SIX GUN – a bold South African spice blend of salt, paprika, onion, celery, cumin, and cayenne. It is designed to enhance grilled meats, stews and mince. It is a trusted braai companion, bringing smoky, robust flavour with the punch of a six-shooter revolver.
SAUCES
PERI PERI sauce originated from the African Bird’s Eye chili, which is native to Africa, and was then popularized by Portuguese settlers who brought it from Africa to Portugal. Portuguese explorers encountered the spicy chili in Africa, brought it back to Portugal, and blended it with other ingredients to create the sauce now popular worldwide. It’s common in grilled chicken, seafood, livers, and meats at braais.
CHAKALAKA RELISH – a spicy, vegetable-and-bean relish which works as a condiment or a side dish. It features onions, garlic, ginger, bell peppers, carrots, sometimes cabbage, tomatoes, and often baked beans, all simmered with curry powder, paprika, and chili.

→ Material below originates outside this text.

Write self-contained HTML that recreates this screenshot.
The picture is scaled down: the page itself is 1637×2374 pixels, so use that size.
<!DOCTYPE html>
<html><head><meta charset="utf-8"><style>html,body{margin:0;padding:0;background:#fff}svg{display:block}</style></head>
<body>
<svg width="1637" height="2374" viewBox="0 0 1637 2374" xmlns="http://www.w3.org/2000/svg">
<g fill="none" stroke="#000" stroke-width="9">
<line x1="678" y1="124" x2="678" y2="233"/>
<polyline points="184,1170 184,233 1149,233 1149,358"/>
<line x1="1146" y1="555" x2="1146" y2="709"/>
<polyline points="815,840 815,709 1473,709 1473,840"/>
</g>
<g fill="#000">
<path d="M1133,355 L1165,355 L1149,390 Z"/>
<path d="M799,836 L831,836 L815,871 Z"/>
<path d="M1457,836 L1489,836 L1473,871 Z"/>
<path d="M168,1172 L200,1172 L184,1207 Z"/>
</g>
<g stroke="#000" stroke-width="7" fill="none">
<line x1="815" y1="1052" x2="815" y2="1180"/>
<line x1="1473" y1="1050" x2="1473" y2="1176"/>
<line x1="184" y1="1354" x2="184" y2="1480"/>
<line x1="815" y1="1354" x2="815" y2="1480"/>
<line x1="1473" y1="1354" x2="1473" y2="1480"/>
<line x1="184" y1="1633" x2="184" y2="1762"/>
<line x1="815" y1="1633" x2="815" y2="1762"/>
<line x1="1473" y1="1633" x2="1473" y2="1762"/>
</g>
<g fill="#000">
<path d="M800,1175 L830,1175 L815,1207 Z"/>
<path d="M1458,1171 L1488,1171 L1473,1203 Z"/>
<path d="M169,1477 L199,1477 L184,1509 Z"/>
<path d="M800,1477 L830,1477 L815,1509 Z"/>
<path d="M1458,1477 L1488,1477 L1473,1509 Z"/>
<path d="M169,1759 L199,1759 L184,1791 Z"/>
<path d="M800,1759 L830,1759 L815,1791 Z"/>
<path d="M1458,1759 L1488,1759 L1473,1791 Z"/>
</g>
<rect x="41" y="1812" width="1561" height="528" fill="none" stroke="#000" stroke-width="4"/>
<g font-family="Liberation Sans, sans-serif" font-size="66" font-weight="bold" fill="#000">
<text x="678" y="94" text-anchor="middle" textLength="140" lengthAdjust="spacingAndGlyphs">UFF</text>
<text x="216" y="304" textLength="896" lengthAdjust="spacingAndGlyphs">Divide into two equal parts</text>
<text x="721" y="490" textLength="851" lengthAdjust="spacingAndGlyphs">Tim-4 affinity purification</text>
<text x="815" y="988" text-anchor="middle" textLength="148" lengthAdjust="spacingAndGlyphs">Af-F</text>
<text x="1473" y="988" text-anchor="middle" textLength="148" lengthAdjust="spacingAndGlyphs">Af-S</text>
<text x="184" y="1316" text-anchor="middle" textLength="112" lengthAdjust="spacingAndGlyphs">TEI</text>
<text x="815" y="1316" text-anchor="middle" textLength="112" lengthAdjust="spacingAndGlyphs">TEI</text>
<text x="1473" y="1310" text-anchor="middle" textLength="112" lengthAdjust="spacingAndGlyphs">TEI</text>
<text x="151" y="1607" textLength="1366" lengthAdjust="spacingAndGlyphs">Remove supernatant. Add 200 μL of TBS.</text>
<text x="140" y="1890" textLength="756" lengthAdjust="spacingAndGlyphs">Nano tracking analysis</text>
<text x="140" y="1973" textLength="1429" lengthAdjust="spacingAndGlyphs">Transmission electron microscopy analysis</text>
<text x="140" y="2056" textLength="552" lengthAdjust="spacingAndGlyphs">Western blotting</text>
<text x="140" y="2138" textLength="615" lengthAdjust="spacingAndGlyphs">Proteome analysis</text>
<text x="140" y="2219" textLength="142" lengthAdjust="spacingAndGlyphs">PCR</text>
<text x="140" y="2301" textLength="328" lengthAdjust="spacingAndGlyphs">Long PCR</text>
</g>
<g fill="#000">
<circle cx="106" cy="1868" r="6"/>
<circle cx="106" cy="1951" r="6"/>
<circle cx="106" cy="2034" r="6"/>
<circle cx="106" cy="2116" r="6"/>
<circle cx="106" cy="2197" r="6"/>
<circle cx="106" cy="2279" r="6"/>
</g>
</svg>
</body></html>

MONKEY GLAND SAUCE – a thick, dark sauce balancing sweet, sour, and savoury flavours. Base of chopped onion, garlic, fruit chutney and tomato sauce, with added vinegar, Worcestershire sauce, sugar, black pepper, chili. Used with steaks, burgers, as a dip for onion rings, fries, roast potatoes. Despite its name, the sauce contains no monkey meat or glands!
MRS BALLS CHUTNEY (BLATJANG) – made from dried fruit, often apricots and chillies, cooked with vinegar, sugar, cinnamon, cloves, ginger, and coriander. This Malay-inspired condiment is a staple at braais and pairs with bobotie.
Ethiopia
SEASONINGS
Ethiopian food is spicy, but that’s not really the point. The heat comes layered with cumin, cardamom, cinnamon, and fenugreek, so it reads as warm and complex, not just hot. There’s a faint smokiness, too. And there is the sour. Injera is fermented, and that tang runs through every bite. In Ethiopia, spice intensity tracks occasion and ingredients. Daily stews tend to be milder and simpler. Celebratory dishes often become more layered and intense, mainly through higher amounts of berbere, niter kibbeh, longer cooking, and richer bases.

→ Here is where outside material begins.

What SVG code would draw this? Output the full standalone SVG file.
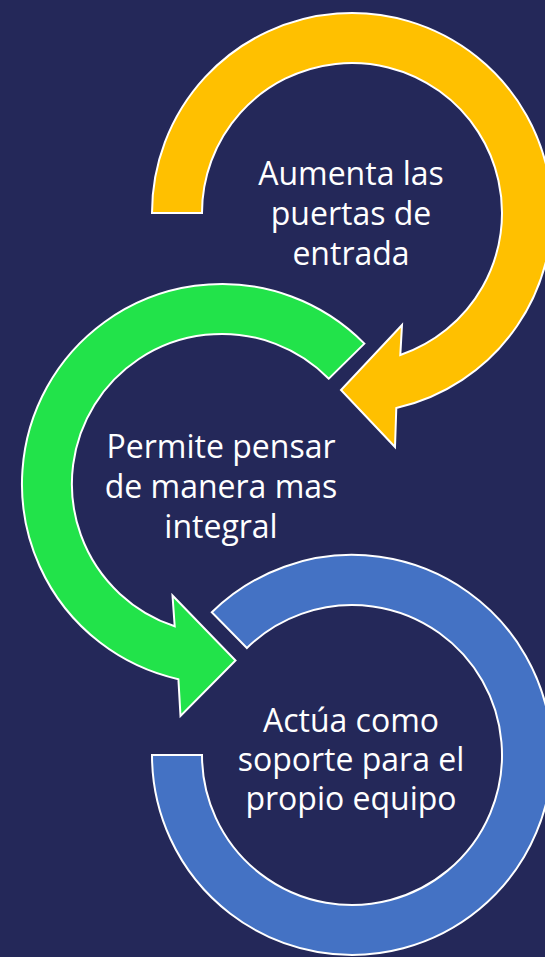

Ethiopian flavor logic is fat, aromatics, spice, and time. In that order.
Dishes start with niter kibbeh. This is spiced clarified butter, and it’s the fat base for almost everything. You’re infusing butter with onions, garlic, ginger, turmeric, fenugreek, black cumin, and Ethiopian cardamom, korarima. This is a less sweet, less floral, and more earthy spice, with a slightly smoky edge. That fat carries all of it deep into whatever you cook next.
Onions are hugely important in Ethiopian food, used in almost every dish and simmered into sauces.

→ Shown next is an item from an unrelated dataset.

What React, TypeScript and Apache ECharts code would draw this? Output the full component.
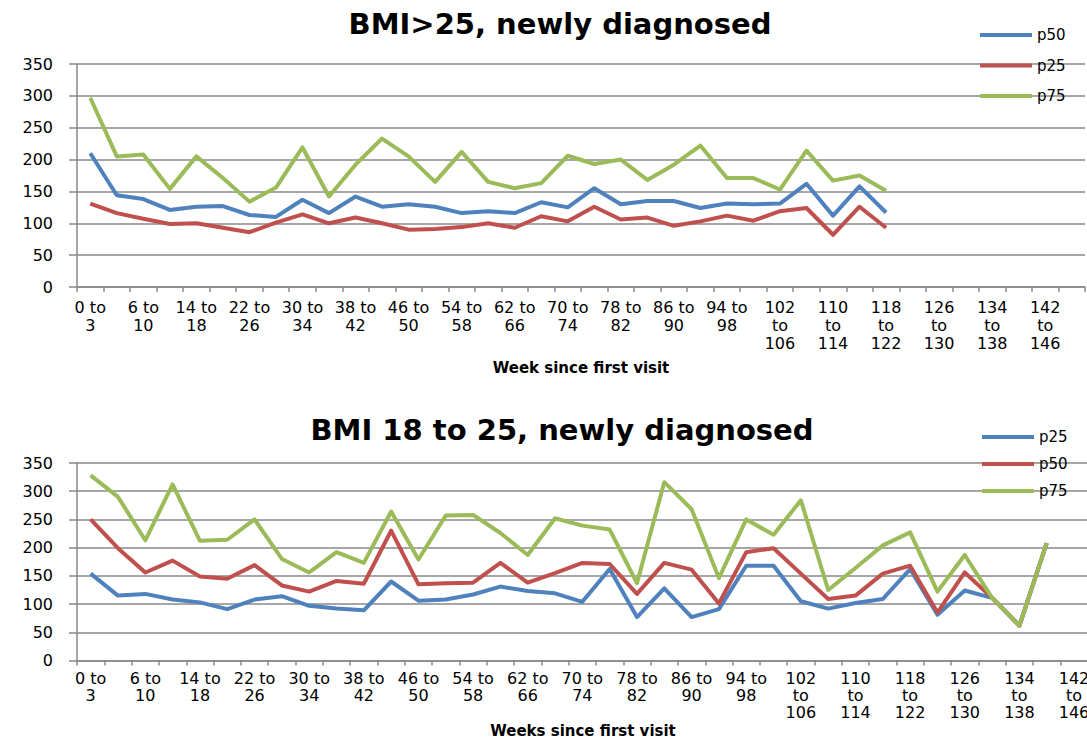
import React, { useEffect, useRef } from "react";
import * as echarts from "echarts";

// Week bins (x-axis categories), shared by both panels
const categories: string[] = [
  "0 to 3", "3 to 6", "6 to 10", "10 to 14", "14 to 18", "18 to 22", "22 to 26", "26 to 30",
  "30 to 34", "34 to 38", "38 to 42", "42 to 46", "46 to 50", "50 to 54", "54 to 58", "58 to 62",
  "62 to 66", "66 to 70", "70 to 74", "74 to 78", "78 to 82", "82 to 86", "86 to 90", "90 to 94",
  "94 to 98", "98 to 102", "102 to 106", "106 to 110", "110 to 114", "114 to 118", "118 to 122",
  "122 to 126", "126 to 130", "130 to 134", "134 to 138", "138 to 142", "142 to 146", "146 to 150",
];

const yTicks = { min: 0, max: 350, interval: 50 };

// Panel 1: BMI>25, newly diagnosed
const topTitle = "BMI>25, newly diagnosed";
const topAxisName = "Week since first visit";
const topLegend = ["p50", "p25", "p75"];
const topP50 = [210, 144, 138, 121, 126, 127, 113, 110, 137, 116, 142, 126, 130, 126, 116, 119, 116, 133, 125, 155, 130, 135, 135, 124, 131, 130, 131, 162, 112, 158, 117];
const topP25 = [131, 116, 107, 99, 100, 93, 86, 101, 114, 100, 109, 100, 90, 91, 94, 100, 93, 111, 103, 126, 106, 109, 96, 103, 112, 104, 119, 124, 82, 126, 93];
const topP75 = [297, 205, 208, 154, 205, 171, 134, 156, 219, 142, 192, 233, 205, 165, 212, 165, 155, 163, 206, 193, 200, 168, 192, 222, 171, 171, 153, 214, 167, 175, 151];

// Panel 2: BMI 18 to 25, newly diagnosed
const botTitle = "BMI 18 to 25, newly diagnosed";
const botAxisName = "Weeks since first visit";
const botLegend = ["p25", "p50", "p75"];
const botP25 = [154, 115, 118, 108, 103, 91, 108, 114, 97, 92, 89, 140, 106, 108, 117, 131, 123, 119, 104, 162, 77, 128, 77, 91, 168, 168, 105, 92, 102, 109, 162, 81, 124, 111, 62, 208];
const botP50 = [250, 199, 156, 177, 149, 145, 169, 133, 122, 141, 136, 230, 135, 137, 138, 173, 138, 155, 173, 171, 118, 173, 161, 101, 192, 199, 154, 109, 115, 154, 168, 85, 156, 111, 62, 208];
const botP75 = [328, 290, 213, 312, 212, 214, 250, 180, 156, 192, 173, 264, 179, 257, 258, 226, 187, 252, 239, 232, 137, 316, 268, 146, 250, 223, 284, 125, 164, 204, 227, 122, 187, 111, 62, 208];

const BLUE = "#4F81BD";
const RED = "#C0504D";
const GREEN = "#9BBB59";
const GRAY = "#898989";
const FONT = "DejaVu Sans";

function wrapLabel(v: string): string {
  const [a, b] = v.split(" to ");
  return a.length >= 3 ? `${a}\nto\n${b}` : `${a} to\n${b}`;
}

function xAxisFor(gridIndex: number, name: string, nameGap: number, margin: number, lineHeight: number, shift: number) {
  return {
    type: "category",
    gridIndex,
    data: categories,
    boundaryGap: true,
    name,
    nameLocation: "middle",
    nameGap,
    nameTextStyle: { fontFamily: FONT, fontWeight: "bold", fontSize: 15, color: "#000", padding: [0, shift, 0, 0] },
    axisLine: { show: true, lineStyle: { color: GRAY, width: 1.5 } },
    axisTick: { show: true, interval: 0, length: 5, lineStyle: { color: GRAY, width: 1.5 } },
    axisLabel: {
      interval: 1,
      fontFamily: FONT,
      fontSize: 16,
      lineHeight,
      color: "#000",
      margin,
      formatter: wrapLabel,
    },
    splitLine: { show: false },
  };
}

function yAxisFor(gridIndex: number) {
  return {
    type: "value",
    gridIndex,
    min: yTicks.min,
    max: yTicks.max,
    interval: yTicks.interval,
    axisLine: { show: true, lineStyle: { color: GRAY, width: 1.5 } },
    axisTick: { show: true, length: 8, lineStyle: { color: GRAY, width: 1.5 } },
    axisLabel: { fontFamily: FONT, fontSize: 16, color: "#000", margin: 24 },
    splitLine: { show: true, lineStyle: { color: GRAY, width: 1.5 } },
  };
}

function lineSeries(name: string, data: number[], color: string, axisIndex: number) {
  return {
    type: "line",
    name,
    data,
    xAxisIndex: axisIndex,
    yAxisIndex: axisIndex,
    symbol: "none",
    color,
    lineStyle: { color, width: 4, join: "round" },
  };
}

function legendFor(names: string[], colors: string[], left: number, top: number, itemGap: number) {
  return {
    orient: "vertical",
    left,
    top,
    padding: 0,
    itemGap,
    icon: "rect",
    itemWidth: 52,
    itemHeight: 4,
    textStyle: { fontFamily: FONT, fontSize: 15, lineHeight: 16, color: "#000" },
    data: names.map((n, i) => ({ name: n, itemStyle: { color: colors[i] }, lineStyle: { color: colors[i] } })),
    selectedMode: false,
  };
}

export default function App() {
  const ref = useRef<HTMLDivElement>(null);

  useEffect(() => {
    document.body.style.margin = "0";
    if (!ref.current) return;
    const chart = echarts.init(ref.current, undefined, { renderer: "svg" });
    chart.setOption({
      animation: false,
      backgroundColor: "#fff",
      title: [
        {
          text: topTitle,
          left: 560,
          top: 9,
          padding: 0,
          textAlign: "center",
          textStyle: { fontFamily: FONT, fontWeight: "bold", fontSize: 29, color: "#000" },
        },
        {
          text: botTitle,
          left: 562,
          top: 415,
          padding: 0,
          textAlign: "center",
          textStyle: { fontFamily: FONT, fontWeight: "bold", fontSize: 29, color: "#000" },
        },
      ],
      legend: [
        legendFor(topLegend, [BLUE, RED, GREEN], 980, 27, 14.5),
        legendFor(botLegend, [BLUE, RED, GREEN], 982, 429, 11),
      ],
      grid: [
        { left: 77, top: 64, width: 1008, height: 223, containLabel: false, outerBoundsMode: "none" },
        { left: 77, top: 463, width: 1038, height: 197.5, containLabel: false, outerBoundsMode: "none" },
      ],
      xAxis: [
        xAxisFor(0, topAxisName, 73, 11, 18, 0),
        xAxisFor(1, botAxisName, 63, 9, 17, 26),
      ],
      yAxis: [yAxisFor(0), yAxisFor(1)],
      series: [
        lineSeries("p50", topP50, BLUE, 0),
        lineSeries("p25", topP25, RED, 0),
        lineSeries("p75", topP75, GREEN, 0),
        lineSeries("p25", botP25, BLUE, 1),
        lineSeries("p50", botP50, RED, 1),
        lineSeries("p75", botP75, GREEN, 1),
      ],
    });
    return () => chart.dispose();
  }, []);

  return <div ref={ref} style={{ width: 1087, height: 740, overflow: "hidden" }} />;
}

Then there’s berbere, the master spice of meat dishes, lentil dishes, bean dishes. A dry spice blend, but complex, using from 13 to more than 20 spices. Chili, fenugreek, coriander, rue, korarima, black pepper, allspice. Some families toast whole spices and grind fresh; the ratios are personal. Spices bloom in the fat.
BERBERE — a foundational spice blend built on chili peppers, garlic, ginger, fenugreek, korarima, cinnamon, and cloves. It gives Ethiopian food its signature heat, depth, and slightly smoky edge.
MITMITA – A finer, fiercer blend built around bird’s eye chili, cardamom, cloves, and cumin. Hotter than berbere and used as a finishing spice, sprinkled at the table over kitfo (raw minced beef) and other meat dishes. Unlike berbere, it typically includes salt.
MEKELESHA – Ethiopia’s finishing spice mix, stirred into stews in the last few minutes of cooking. The blend consists of seven hand-roasted spices: korarima, nutmeg, cinnamon, black pepper, cumin, timiz pepper, and cloves. The name means, more or less, “to make tasty.”
SAUCES
AWAZE – A traditional sauce or spice paste, made by combining berbere and mitmita with tej (Ethiopian honey wine) and oil. Served with meats and is used as an all-purpose table condiment.
DATTA (also called qotchqotcha) – a fermented condiment used similarly to awaze, mainly in the southern part. Its aromas and flavors stem from microbial fermentation of a vegetable-spice mixture. Spices include garlic, ginger, sweet basil, rue, cinnamon, clove, Ethiopian caraway, and Ethiopian cardamom. Tangier and more herbal than awaze, it’s a regional alternative.